Проект установления контактов и переговоров с русскими был детально обдуман на длительном совещании вечером 30 апреля. На нем присутствовали Борман, Геббельс, Кребс, Бургдорф и Аксман; возможно, также и Монке. С русским командованием связались по радио и спросили, примет ли маршал Жуков представителя немецкого командования. Ответ был положительным, и в полночь из бункера выехал генерал Кребс, везя с собой письмо Геббельса и Бормана. Кребс был самым подходящим эмиссаром. Долго проработав военным атташе в России, он знал русских и говорил на их языке; он был известен как горячий сторонник русско-немецкой дружбы. Борман и Геббельс могли с полным основанием надеяться, что Кребса цивилизованно встретят в ставке русского командующего как человека, которого однажды прилюдно обнял сам Сталин[234]. В своем письме Борман и Геббельс извещали Жукова о смерти Гитлера и в подтверждение своих прав на переговоры указали, на какие должности в новом правительстве они были назначены в завещании фюрера. Они уполномочили своего парламентера, генерала Кребса, вести переговоры о перемирии или временном прекращении огня в ожидании решения рейхспрезидента Дёница[235].
В течение всей ночи и на следующее утро Геббельс и Борман ждали сообщения о результатах поездки Кребса к Жукову. В одиннадцать часов это сообщение поступило, но оно оказалось неудовлетворительным[236], и теперь наконец Борман решил проинформировать Дёница о том, что время его правления наступило. Но даже на этот раз Борман не стал явно упоминать в телеграмме о смерти Гитлера. Это лаконичное сообщение больше касалось положения самого Бормана. Телеграмма гласила:
«Гроссадмиралу Дёницу. Завещание вступило в силу. Я присоединюсь к Вам, как только смогу. До этого я рекомендую воздержаться от каких бы то ни было публикаций на эту тему.
Дёницу пришлось удовлетвориться этим коротким и не вполне исчерпывающим сообщением.
В полдень или немного позже Кребс вернулся в бункер из ставки маршала Жукова. Ответ, который он привез, был неутешительным. Русские потребовали безусловной и безоговорочной капитуляции и сдачи в плен всех обитателей бункера. Не было речи ни о привилегированном статусе, ни о возможной поездке в Шлезвиг-Гольштейн. В бункере провели еще одно совещание, и было решено отправить русским радиограмму о прекращении переговоров. Оставалась только одна альтернатива – групповой прорыв из бункера.
В четверть четвертого Дёницу была отправлена третья и последняя телеграмма в дополнение к скупому предыдущему посланию Бормана.
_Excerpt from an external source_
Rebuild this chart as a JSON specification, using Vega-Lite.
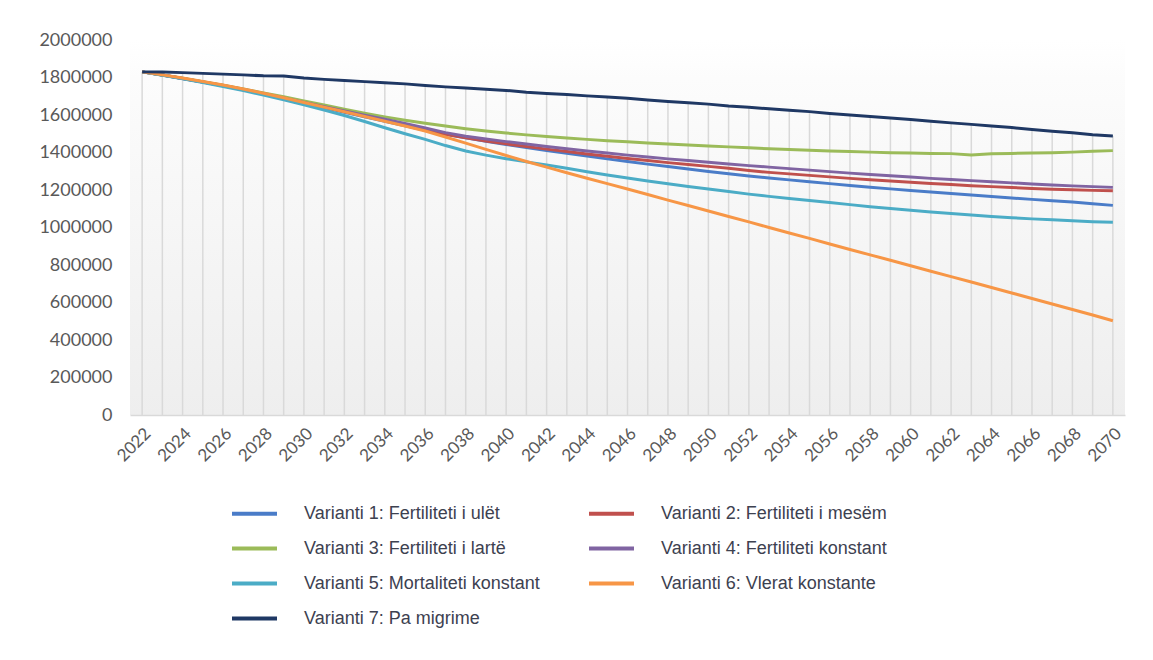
{
  "$schema": "https://vega.github.io/schema/vega-lite/v6.json",
  "width": 995,
  "height": 375,
  "autosize": "none",
  "padding": {"left": 130, "top": 40, "right": 28, "bottom": 245},
  "background": "#ffffff",
  "config": {
    "view": {"stroke": null, "fill": {"gradient": "linear", "x1": 0, "y1": 0, "x2": 0, "y2": 1, "stops": [{"offset": 0, "color": "#ffffff"}, {"offset": 0.1, "color": "#fcfcfc"}, {"offset": 1, "color": "#eeeeee"}]}},
    "font": "Lato",
    "axis": {"labelOverlap": false, "labelBound": false, "labelFlush": false}
  },
  "datasets": {
    "series": [
      {"key": "v1", "name": "Varianti 1: Fertiliteti i ulët"},
      {"key": "v2", "name": "Varianti 2: Fertiliteti i mesëm"},
      {"key": "v3", "name": "Varianti 3: Fertiliteti i lartë"},
      {"key": "v4", "name": "Varianti 4: Fertiliteti konstant"},
      {"key": "v5", "name": "Varianti 5: Mortaliteti konstant"},
      {"key": "v6", "name": "Varianti 6: Vlerat konstante"},
      {"key": "v7", "name": "Varianti 7: Pa migrime"}
    ],
    "wide": [
      {"year": 2022, "v1": 1830000, "v2": 1830000, "v3": 1830000, "v4": 1830000, "v5": 1830000, "v6": 1830000, "v7": 1830000},
      {"year": 2023, "v1": 1813000, "v2": 1813000, "v3": 1813000, "v4": 1813000, "v5": 1812000, "v6": 1814000, "v7": 1829000},
      {"year": 2024, "v1": 1795000, "v2": 1795000, "v3": 1796000, "v4": 1795000, "v5": 1793000, "v6": 1797000, "v7": 1826000},
      {"year": 2025, "v1": 1776000, "v2": 1776000, "v3": 1778000, "v4": 1776000, "v5": 1773000, "v6": 1779000, "v7": 1822000},
      {"year": 2026, "v1": 1756000, "v2": 1757000, "v3": 1759000, "v4": 1757000, "v5": 1752000, "v6": 1760000, "v7": 1818000},
      {"year": 2027, "v1": 1735000, "v2": 1736000, "v3": 1739000, "v4": 1736000, "v5": 1730000, "v6": 1739000, "v7": 1814000},
      {"year": 2028, "v1": 1713000, "v2": 1714000, "v3": 1718000, "v4": 1714000, "v5": 1706000, "v6": 1716000, "v7": 1809000},
      {"year": 2029, "v1": 1690000, "v2": 1691000, "v3": 1697000, "v4": 1691000, "v5": 1681000, "v6": 1692000, "v7": 1808000},
      {"year": 2030, "v1": 1665000, "v2": 1667000, "v3": 1675000, "v4": 1667000, "v5": 1655000, "v6": 1667000, "v7": 1797000},
      {"year": 2031, "v1": 1640000, "v2": 1643000, "v3": 1653000, "v4": 1644000, "v5": 1627000, "v6": 1642000, "v7": 1790000},
      {"year": 2032, "v1": 1615000, "v2": 1619000, "v3": 1631000, "v4": 1621000, "v5": 1597000, "v6": 1617000, "v7": 1784000},
      {"year": 2033, "v1": 1590000, "v2": 1595000, "v3": 1610000, "v4": 1599000, "v5": 1565000, "v6": 1592000, "v7": 1778000},
      {"year": 2034, "v1": 1566000, "v2": 1571000, "v3": 1590000, "v4": 1577000, "v5": 1532000, "v6": 1567000, "v7": 1772000},
      {"year": 2035, "v1": 1542000, "v2": 1547000, "v3": 1572000, "v4": 1555000, "v5": 1500000, "v6": 1541000, "v7": 1766000},
      {"year": 2036, "v1": 1519000, "v2": 1522000, "v3": 1556000, "v4": 1531000, "v5": 1470000, "v6": 1515000, "v7": 1757000},
      {"year": 2037, "v1": 1497000, "v2": 1497000, "v3": 1541000, "v4": 1506000, "v5": 1437000, "v6": 1483000, "v7": 1750000},
      {"year": 2038, "v1": 1478000, "v2": 1478000, "v3": 1527000, "v4": 1487000, "v5": 1408000, "v6": 1450000, "v7": 1744000},
      {"year": 2039, "v1": 1460000, "v2": 1461000, "v3": 1515000, "v4": 1472000, "v5": 1386000, "v6": 1417000, "v7": 1737000},
      {"year": 2040, "v1": 1443000, "v2": 1446000, "v3": 1504000, "v4": 1458000, "v5": 1367000, "v6": 1384000, "v7": 1731000},
      {"year": 2041, "v1": 1427000, "v2": 1432000, "v3": 1494000, "v4": 1445000, "v5": 1350000, "v6": 1352000, "v7": 1721000},
      {"year": 2042, "v1": 1411000, "v2": 1418000, "v3": 1485000, "v4": 1432000, "v5": 1333000, "v6": 1322000, "v7": 1715000},
      {"year": 2043, "v1": 1396000, "v2": 1405000, "v3": 1477000, "v4": 1420000, "v5": 1316000, "v6": 1292000, "v7": 1709000},
      {"year": 2044, "v1": 1381000, "v2": 1392000, "v3": 1470000, "v4": 1408000, "v5": 1297000, "v6": 1263000, "v7": 1702000},
      {"year": 2045, "v1": 1366000, "v2": 1380000, "v3": 1463000, "v4": 1397000, "v5": 1280000, "v6": 1234000, "v7": 1696000},
      {"year": 2046, "v1": 1352000, "v2": 1368000, "v3": 1457000, "v4": 1386000, "v5": 1264000, "v6": 1205000, "v7": 1689000},
      {"year": 2047, "v1": 1338000, "v2": 1357000, "v3": 1451000, "v4": 1376000, "v5": 1248000, "v6": 1176000, "v7": 1680000},
      {"year": 2048, "v1": 1325000, "v2": 1346000, "v3": 1445000, "v4": 1366000, "v5": 1233000, "v6": 1146000, "v7": 1672000},
      {"year": 2049, "v1": 1312000, "v2": 1336000, "v3": 1440000, "v4": 1357000, "v5": 1219000, "v6": 1117000, "v7": 1665000},
      {"year": 2050, "v1": 1299000, "v2": 1326000, "v3": 1435000, "v4": 1348000, "v5": 1205000, "v6": 1088000, "v7": 1658000},
      {"year": 2051, "v1": 1287000, "v2": 1316000, "v3": 1430000, "v4": 1339000, "v5": 1192000, "v6": 1059000, "v7": 1648000},
      {"year": 2052, "v1": 1275000, "v2": 1304000, "v3": 1425000, "v4": 1330000, "v5": 1178000, "v6": 1030000, "v7": 1641000},
      {"year": 2053, "v1": 1264000, "v2": 1294000, "v3": 1420000, "v4": 1322000, "v5": 1166000, "v6": 1000000, "v7": 1633000},
      {"year": 2054, "v1": 1254000, "v2": 1286000, "v3": 1416000, "v4": 1314000, "v5": 1155000, "v6": 971000, "v7": 1625000},
      {"year": 2055, "v1": 1244000, "v2": 1278000, "v3": 1412000, "v4": 1306000, "v5": 1144000, "v6": 942000, "v7": 1618000},
      {"year": 2056, "v1": 1234000, "v2": 1270000, "v3": 1408000, "v4": 1298000, "v5": 1133000, "v6": 912000, "v7": 1608000},
      {"year": 2057, "v1": 1224000, "v2": 1262000, "v3": 1405000, "v4": 1290000, "v5": 1122000, "v6": 883000, "v7": 1600000},
      {"year": 2058, "v1": 1215000, "v2": 1255000, "v3": 1402000, "v4": 1283000, "v5": 1111000, "v6": 854000, "v7": 1592000},
      {"year": 2059, "v1": 1206000, "v2": 1248000, "v3": 1399000, "v4": 1276000, "v5": 1101000, "v6": 825000, "v7": 1584000},
      {"year": 2060, "v1": 1197000, "v2": 1241000, "v3": 1397000, "v4": 1269000, "v5": 1092000, "v6": 796000, "v7": 1576000},
      {"year": 2061, "v1": 1189000, "v2": 1235000, "v3": 1395000, "v4": 1262000, "v5": 1083000, "v6": 767000, "v7": 1567000},
      {"year": 2062, "v1": 1181000, "v2": 1229000, "v3": 1394000, "v4": 1256000, "v5": 1075000, "v6": 738000, "v7": 1558000},
      {"year": 2063, "v1": 1173000, "v2": 1223000, "v3": 1387000, "v4": 1250000, "v5": 1067000, "v6": 709000, "v7": 1550000},
      {"year": 2064, "v1": 1165000, "v2": 1218000, "v3": 1393000, "v4": 1244000, "v5": 1059000, "v6": 680000, "v7": 1541000},
      {"year": 2065, "v1": 1157000, "v2": 1213000, "v3": 1395000, "v4": 1238000, "v5": 1052000, "v6": 651000, "v7": 1533000},
      {"year": 2066, "v1": 1150000, "v2": 1208000, "v3": 1397000, "v4": 1232000, "v5": 1046000, "v6": 621000, "v7": 1523000},
      {"year": 2067, "v1": 1143000, "v2": 1204000, "v3": 1399000, "v4": 1227000, "v5": 1041000, "v6": 592000, "v7": 1513000},
      {"year": 2068, "v1": 1136000, "v2": 1201000, "v3": 1402000, "v4": 1222000, "v5": 1036000, "v6": 563000, "v7": 1505000},
      {"year": 2069, "v1": 1127000, "v2": 1198000, "v3": 1407000, "v4": 1218000, "v5": 1031000, "v6": 533000, "v7": 1495000},
      {"year": 2070, "v1": 1118000, "v2": 1196000, "v3": 1410000, "v4": 1214000, "v5": 1028000, "v6": 503000, "v7": 1488000}
    ]
  },
  "data": {"name": "wide"},
  "layer": [
    {
      "mark": {"type": "rule", "color": "#d9d9d9", "strokeWidth": 1.5},
      "encoding": {
        "x": {
          "field": "year", "type": "quantitative",
          "scale": {"domain": [2021.4, 2070.6], "nice": false, "zero": false},
          "axis": {
            "title": null, "format": "d",
            "values": [2022, 2024, 2026, 2028, 2030, 2032, 2034, 2036, 2038, 2040, 2042, 2044, 2046, 2048, 2050, 2052, 2054, 2056, 2058, 2060, 2062, 2064, 2066, 2068, 2070],
            "labelAngle": -45, "labelAlign": "right", "labelBaseline": "top",
            "labelFontSize": 17, "labelColor": "#595959", "labelPadding": 10,
            "labelOverlap": false,
            "ticks": false, "grid": false, "domainColor": "#d9d9d9", "domainWidth": 1.5
          }
        },
        "y": {
          "field": "v7", "type": "quantitative",
          "scale": {"domain": [0, 2000000], "nice": false},
          "axis": {
            "title": null, "format": "d",
            "values": [0, 200000, 400000, 600000, 800000, 1000000, 1200000, 1400000, 1600000, 1800000, 2000000],
            "labelFontSize": 18, "labelColor": "#595959", "labelPadding": 18,
            "labelOverlap": false,
            "ticks": false, "grid": false, "domain": false
          }
        },
        "y2": {"datum": 0}
      }
    },
    {
      "transform": [
        {"fold": ["v1", "v2", "v3", "v4", "v5", "v6", "v7"], "as": ["key", "value"]},
        {"lookup": "key", "from": {"data": {"name": "series"}, "key": "key", "fields": ["name"]}}
      ],
      "mark": {"type": "line", "strokeWidth": 3},
      "encoding": {
        "x": {"field": "year", "type": "quantitative", "axis": {"title": null, "format": "d", "labelOverlap": false, "values": [2022, 2024, 2026, 2028, 2030, 2032, 2034, 2036, 2038, 2040, 2042, 2044, 2046, 2048, 2050, 2052, 2054, 2056, 2058, 2060, 2062, 2064, 2066, 2068, 2070]}},
        "y": {"field": "value", "type": "quantitative", "axis": {"title": null, "format": "d", "labelOverlap": false, "values": [0, 200000, 400000, 600000, 800000, 1000000, 1200000, 1400000, 1600000, 1800000, 2000000]}},
        "color": {
          "field": "name", "type": "nominal",
          "scale": {
            "domain": ["Varianti 1: Fertiliteti i ulët", "Varianti 3: Fertiliteti i lartë", "Varianti 5: Mortaliteti konstant", "Varianti 7: Pa migrime", "Varianti 2: Fertiliteti i mesëm", "Varianti 4: Fertiliteti konstant", "Varianti 6: Vlerat konstante"],
            "range": ["#4a7cc8", "#9bbb59", "#4bacc6", "#1f3864", "#c0504d", "#8064a2", "#f79646"]
          },
          "legend": {
            "title": null, "orient": "none", "legendX": 100, "legendY": 449,
            "columns": 2, "columnPadding": 41, "rowPadding": 1,
            "symbolType": "stroke", "symbolSize": 2025, "symbolStrokeWidth": 4,
            "labelFont": "Liberation Sans", "labelFontSize": 18, "labelColor": "#3d4150",
            "labelOffset": 25, "labelLimit": 400
          }
        }
      }
    }
  ]
}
Телеграмма была на этот раз подписана Геббельсом. Не имея никаких политических притязаний, Геббельс не нуждался, в отличие от Бормана, в ухищрениях и уловках; он мог позволить себе прямоту и откровенность. Текст телеграммы гласил:
«Гроссадмиралу Дёницу.
Совершенно секретно – срочно – передать адресату только с офицером.
Фюрер умер вчера в 15.30. Его завещанием от 29 апреля Вы назначены рейхспрезидентом, рейхсминистр доктор Геббельс – рейхсканцлером, рейхслейтер Борман – министром по делам партии, рейхсминистр Зейсс-Инкварт – министром иностранных дел. По приказу фюрера копии завещания были отправлены Вам, генерал-фельдмаршалу Шернеру и в Мюнхен, для хранения и последующего обнародования. Рейхслейтер Борман рассчитывает сегодня отбыть к Вам и проинформировать о положении. Время и форма сообщения в прессе и в обращении к войскам оставлены на Ваше усмотрение. Подтвердите получение.